One of the most exciting parts of my job is gaining early insight into the technological innovations manufacturers are developing to bring greater safety and other enhancements to general aviation aircraft. I don’t have the room available to mention all of them in this column, but want to highlight a few that are especially noteworthy.
Losing engine power in an aircraft can be one of the scariest situations a pilot can face, and it’s often a contributing factor in fatal accidents. But BRS Aerospace parachutes on GA aircraft have saved more than 300 lives so far, and the Cirrus Airframe Parachute System, or CAPS, has saved more than 105 lives when this system has been correctly deployed during an engine malfunction. One of those saves came earlier this year, when a pilot flying from California to Hawaii radioed for help because his airplane was running low on fuel. He pulled the parachute and the plane descended at a controlled rate to the ocean, where he was rescued by the Coast Guard.
More recently, Cirrus partnered with Garmin to develop the Electronic Stability & Protection (ESP), which recognizes when a pilot is overbanking the airplane — and then allows the autopilot system to gently push back to warn the pilot that he or she is potentially overbanking. The pilot can also override the system if needed. ESP is another critical development for improving pilot safety.
After careful analysis of GA accident data, GAMA members started pursuing loss-of-control risk mitigation technology for the existing fleet. Angle-of-attack (AOA) indicators — which for years have been used in military, commercial, and business aviation — can help inform pilots of their wings’ ability to generate lift and thereby avoid stalls. Last year, the FAA released a policy that permits a streamlined path to get AOA onto general aviation aircraft. Today, several GAMA members — including Aspen Avionics, BendixKing, Garmin, and Safe Flight Instrument Corporation — have AOA equipment for sale. Installation and use of AOA is an integral part of the FAA’s Fly Safe national safety campaign launched this summer to prevent loss-of-control accidents.
Fly-by-wire systems have been commonplace in military aircraft for decades and have only been introduced to business aviation over the last few years. However, today we are seeing this technology migrate to small airplanes, which opens up an entire new world of innovation in design and flight control. Fly-by-wire is also being introduced in rotorcraft, making the complex tasks of flying and maintaining these machines all the better.
Another cockpit improvement is the introduction of the enhanced vision system. It fuses an infrared camera system with detailed terrain databases and GPS navigation to allow a pilot to see his or her surroundings in darkness or poor weather. When coupled with a heads-up display, situational awareness is greatly enhanced by giving pilots a much crisper, all-weather, day-or-night picture.

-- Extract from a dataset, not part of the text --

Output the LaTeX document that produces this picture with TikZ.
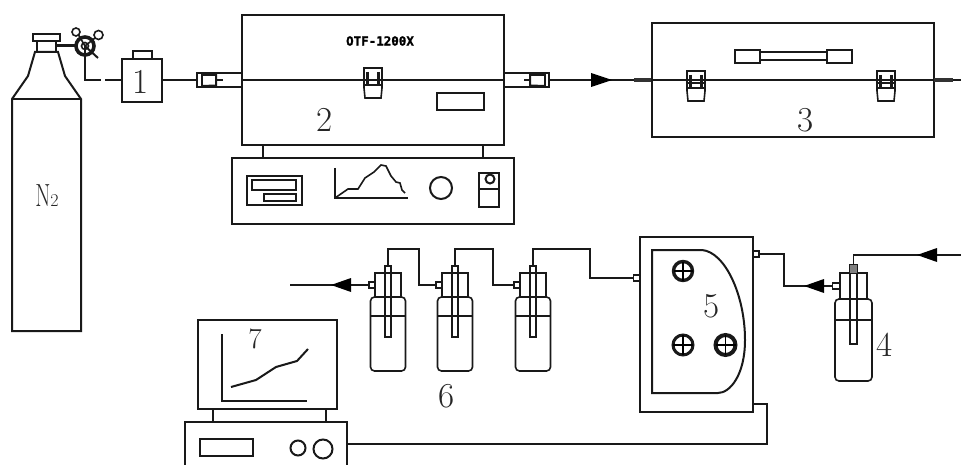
\documentclass[tikz,border=0pt]{standalone}
\usepackage{fontspec}
\newfontfamily\otffont[FakeBold=1.6]{DejaVu Sans Mono Bold}
\usetikzlibrary{arrows.meta}
\tikzset{
 ln/.style={line width=2pt,black!90,line join=miter},
 thn/.style={line width=1.6pt,black!90},
 lbl/.style={inner sep=0pt,font=\fontsize{35}{35}\selectfont,text=black!85},
}
\newcommand{\clasp}[2]{%
 \begin{scope}[shift={(#1,#2)}]
  \draw[thn] (0,0) rectangle (18,12);
  \draw[thn] (0,12) -- (0,20) -- (1,30) -- (17,30) -- (18,20) -- (18,12);
  \draw[line width=2.6pt,black!90] (3.5,4) -- (3.5,16) (14.5,4) -- (14.5,16);
  \draw[thn] (0,17) -- (18,17);
 \end{scope}}
\newcommand{\bottle}[1]{%
 \begin{scope}[shift={(#1,0)}]
  \draw[thn,rounded corners=4pt] (-17.5,297) rectangle (17.5,371);
  \draw[thn] (-13,297) -- (-13,273) -- (13,273) -- (13,297);
  \draw[thn] (-17.5,316) -- (17.5,316);
  \draw[thn] (-3,266) rectangle (3,337);
  \draw[thn,fill=white] (-19,282) rectangle (-13,288);
 \end{scope}}
\newcommand{\knob}[4]{%
 \draw[line width=#4pt,black!90] (#1,#2) circle (#3);
 \draw[line width=1.2pt] (#1-#3,#2) -- (#1+#3,#2) (#1,#2-#3) -- (#1,#2+#3);}
\begin{document}
\begin{tikzpicture}[x=1pt,y=-1pt]
\useasboundingbox (0,0) rectangle (961,465);
% cylinder
\draw[ln] (12,331) -- (12,99) -- (28,76) -- (35,52) -- (58,52) -- (65,76) -- (81,99) -- (81,331) -- cycle;
\draw[ln] (12,99) -- (81,99);
\draw[ln] (33,34) rectangle (60,41);
\draw[ln] (37,41) -- (37,52) (56,41) -- (56,52);
\node[inner sep=0pt,text=black!85,anchor=base] (gas) at (47,207) {\scalebox{0.68}[1]{\fontsize{32}{32}\selectfont N}\fontsize{18}{18}\selectfont 2};
% regulator
\coordinate (reg) at (85,46);
\draw[line width=3pt,black!90] (57,46) -- (76,46);
\draw[line width=3.6pt,black!90] (reg) circle (9);
\draw[thn] (reg) circle (3.5);
\draw[thn] (76,32) circle (4);
\draw[thn] (98.5,35) circle (4.5);
\draw[thn] (78,34) -- (reg) -- (95,38);
\draw[ln] (reg) -- (98,58);
\draw[ln] (reg) -- (85,80) -- (101,80);
% box 1
\node[draw,line width=2pt,black!90,minimum width=40pt,minimum height=43pt,inner sep=0pt] (one) at (142,80.5) {};
\node[lbl] at (141,82) {1};
\draw[ln] (105,80) -- (one.west |- 0,80);
\draw[ln] (133,59) -- (133,51) -- (152,51) -- (152,59);
\draw[ln] (162,80) -- (197,80);
% left connector
\draw[ln] (242,73) -- (197,73) -- (197,87) -- (242,87);
\draw[thn] (202,73) -- (202,87);
\draw[ln] (202,75) -- (216,75) -- (216,85.5) -- (202,86);
\draw[thn] (216,80) -- (223,80);
% furnace
\draw[ln] (242,15) rectangle (504,145);
\draw[ln] (242,80) -- (504,80);
\clasp{364}{68}
\node[inner sep=0pt,font=\otffont\fontsize{12.5}{12.5}\selectfont] (model) at (380,41) {OTF-1200X};
\draw[ln] (437,93) rectangle (484,110);
\node[lbl] at (325,120) {2};
\draw[ln] (263,145) -- (263,158) (483,145) -- (483,158);
\draw[ln] (232,158) rectangle (514,224);
\draw[ln] (247,176) rectangle (302,205);
\draw[ln] (252,180) rectangle (296,190);
\draw[ln] (264,194) rectangle (296,201);
\draw[thn] (335,168) -- (335,198) -- (408,198);
\draw[thn] (335,198) -- (348,189) -- (358,189) -- (365,178) -- (374,172) -- (381,165) -- (386,166) -- (391,176) -- (396,182) -- (400,183) -- (402,190) -- (405,193);
\draw[ln] (441,188) circle (11);
\draw[ln] (479,173) rectangle (499,207);
\draw[ln] (479,189) -- (499,189);
\draw[ln] (490,179) circle (4.5);
% right connector
\draw[ln] (504,73) -- (549,73) -- (549,87) -- (504,87);
\draw[thn] (545,73) -- (545,87);
\draw[ln] (545,75) -- (530,75) -- (530,85.5) -- (545,86);
\draw[thn] (530,80) -- (524,80);
\draw[ln] (549,80) -- (652,80);
\fill[black] (591,73) -- (612,80) -- (591,87) -- cycle;
\draw[line width=3.6pt,black!80] (634,80) -- (652,80);
% box 3
\draw[ln] (652,23) rectangle (934,137);
\draw[ln] (652,80) -- (961,80);
\draw[line width=3.6pt,black!80] (934,80) -- (953,80);
\clasp{687}{71}
\clasp{877}{71}
\draw[ln] (735,50) rectangle (760,63);
\draw[ln] (827,50) rectangle (852,63);
\draw[ln] (760,52.5) rectangle (827,60);
\node[lbl] at (806,120) {3};
% bottles
\bottle{388}
\bottle{455}
\bottle{533}
\draw[thn] (388,266) -- (388,249) -- (419,249) -- (419,285) -- (436,285);
\draw[thn] (455,266) -- (455,249) -- (493,249) -- (493,285) -- (514,285);
\draw[thn] (533,266) -- (533,249) -- (590,249) -- (590,278) -- (633,278);
\draw[thn] (290,285) -- (369,285);
\fill[black] (351,278) -- (331,285) -- (351,292) -- cycle;
\node[lbl] at (447,396) {6};
% box 5
\draw[ln] (640,237) rectangle (753,412);
\draw[thn,fill=white] (633.5,275) rectangle (640,281);
\draw[thn,fill=white] (753,251) rectangle (759,257);
\draw[ln] (652,250) -- (702,250) .. controls (725,252) and (745,295) .. (745,340) .. controls (745,375) and (730,393) .. (718,393) -- (652,393) -- cycle;
\knob{683}{271}{9.5}{3.4}
\knob{683}{345}{10}{3}
\knob{725.5}{345}{10}{4}
\node[lbl] at (712,306) {5};
\draw[thn] (759,254) -- (784,254) -- (784,286) -- (832,286);
\fill[black] (824,279) -- (804,286) -- (824,293) -- cycle;
% bottle 4
\begin{scope}[shift={(853.5,0)}]
 \draw[thn,rounded corners=4pt] (-18.5,299) rectangle (18.5,381);
 \draw[thn] (-13.5,299) -- (-13.5,273) -- (13.5,273) -- (13.5,299);
 \draw[thn] (-18.5,320) -- (18.5,320);
 \draw[thn] (-3.5,265) rectangle (3.5,344);
 \fill[black!50] (-3.5,265) rectangle (3.5,273);
 \draw[thn,fill=white] (-21,283) rectangle (-13.5,289);
\end{scope}
\draw[thn] (853.5,265) -- (853.5,255) -- (961,255);
\fill[black] (937,248) -- (917,255) -- (937,262) -- cycle;
\node[lbl] at (885,345) {4};
% monitor
\draw[ln] (198,320) rectangle (337,409);
\draw[ln] (213,409) -- (213,422) (326,409) -- (326,422);
\draw[ln] (185,465) -- (185,422) -- (347,422) -- (347,465);
\draw[ln] (200,439) rectangle (253,456);
\draw[ln] (298,448) circle (7.5);
\draw[ln] (323,449) circle (9.5);
\draw[ln] (222,334) -- (222,401) -- (307,401);
\draw[ln] (231,387) -- (256,380) -- (276,367) -- (297,361) -- (308,349);
\node[lbl,font=\fontsize{29}{29}\selectfont] at (255,339) {7};
\draw[thn] (347,444) -- (767,444) -- (767,404) -- (753,404);
\end{tikzpicture}
\end{document}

The glass cockpit is hastening the end of steam gauges in cockpit displays and rendering flight and navigation data much more clearly and in a more user-friendly way than ever before. Many glass cockpits can be easily retrofitted into a pilot’s existing panel and offer vast amounts of information technology at a touch of a button or the screen—thus enhancing safety.
All of these innovations are not only making general aviation safer, but spurring engineers, maintenance professionals, pilots, and manufacturers to speed development cycles and offer new and exciting capabilities that in some cases are primarily facilitated by software enhancements. As a pilot and as the leader of GAMA, I’m excited to postulate what new technological capability will come next.